Spatial gets special with Kerala-based tech startup, Nimo Planet

Express News Service

When it comes to work-on-the-go, the good old laptops have had a good run, and it’s time to bid them farewell. The future of work is here and it is pocket-sized, multi-screened and brimming with AI-powered smartness. Nimo Planet, a Kerala-based tech startup, is making waves with its innovation in spatial computing—a form of VR where the digital display blends with the physical world and lets a user intuitively interact with the objects.

Touted as the humble version of Apple Vision Pro, what’s exciting about the latest offering of Nimo Planet, a company founded in 2017 by Rohildev Nattukallingal, is that it’s the world’s first spatial computer aimed exclusively at productivity. Designed to provide a personalised, multi-screen workspace experience, the system includes proprietary hardware in the form of Nimo 1 Glass, Nimo Core and Nimo OS, which is powered by NimoGPT, a generative AI technology.

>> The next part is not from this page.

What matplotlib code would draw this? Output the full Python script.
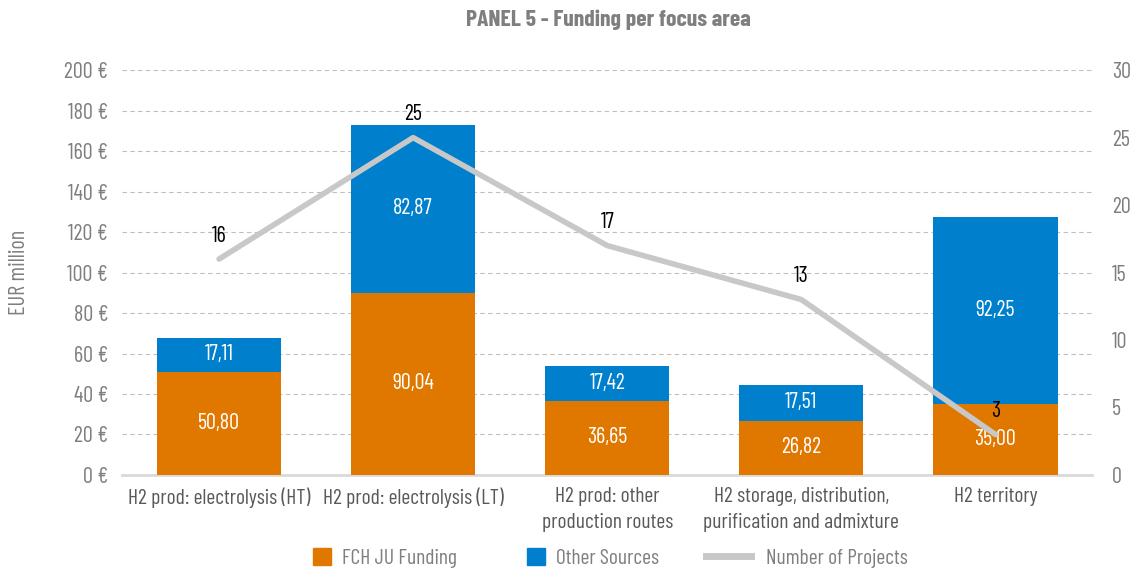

Built on the robust foundation of the Android Open Source Project and Linux, Nimo Core harnesses the stability and adaptability inherent in the Android ecosystem. Its compact form factor is 63mm in width, 43mm in length, and 23mm in thickness. The custom rendering system of Nimo Core is engineered for resource efficiency, reducing both CPU and memory usage. It is capable of positioning 2D applications at varying depths, allowing it to render up to six high-fidelity 3D screens within the physical world.

This unique approach results in the entire operating system functioning in stereo mode; optimising performance, preserving battery life, minimising heat generation and ensuring user comfort. Moreover, it offers compatibility with Mac and Windows applications as well through USB-C or Remote Desktop connections. Nimo Core embodies a user-centric design philosophy, featuring a trackpad and Air Mouse for intuitive navigation of workplace applications, custom screen adjustments, and support for a range of input devices, including Bluetooth mouse, keyboards and trackpads.

So, instead of lugging around a laptop, all you have to do is carry Nimo, along with a slim Bluetooth keyboard and mouse. Unlike Apple Vision Pro though, it lacks built-in speakers and Apple’s M2 chips; instead, it utilises Qualcomm’s Snapdragon XR1 processor. With dual displays on the edge of each lens, users can switch between virtual screens simply by turning their heads.

Slightly bulkier than regular eyewear, the glasses offer touch functionality for selecting items. Its dual 720p displays may seem small, but they provide the equivalent of a 45- to 50-inch virtual screen. The glasses have a battery life of around two-and-a-half hours and come with a charging case that has a built-in battery, similar to wireless earbud cases. If you need prescription lenses, you’ll have to consult an optometrist to have them inserted into the frame.

Additionally, you can use your smartphone as a trackpad since Nimo lacks 5G or LTE connectivity and requires a Wi-Fi connection or tethering to a phone for data transfer. The operating system is based on a forked version of Android, which means it doesn’t have access to the Google Play Store. Android apps, however, work well when downloaded from open-source app stores.

The Nimo Box includes a Nimo Glass, Nimo Core, a case, and a USB-C cable, all priced at $1,299 (Rs 1,08,170) plus taxes.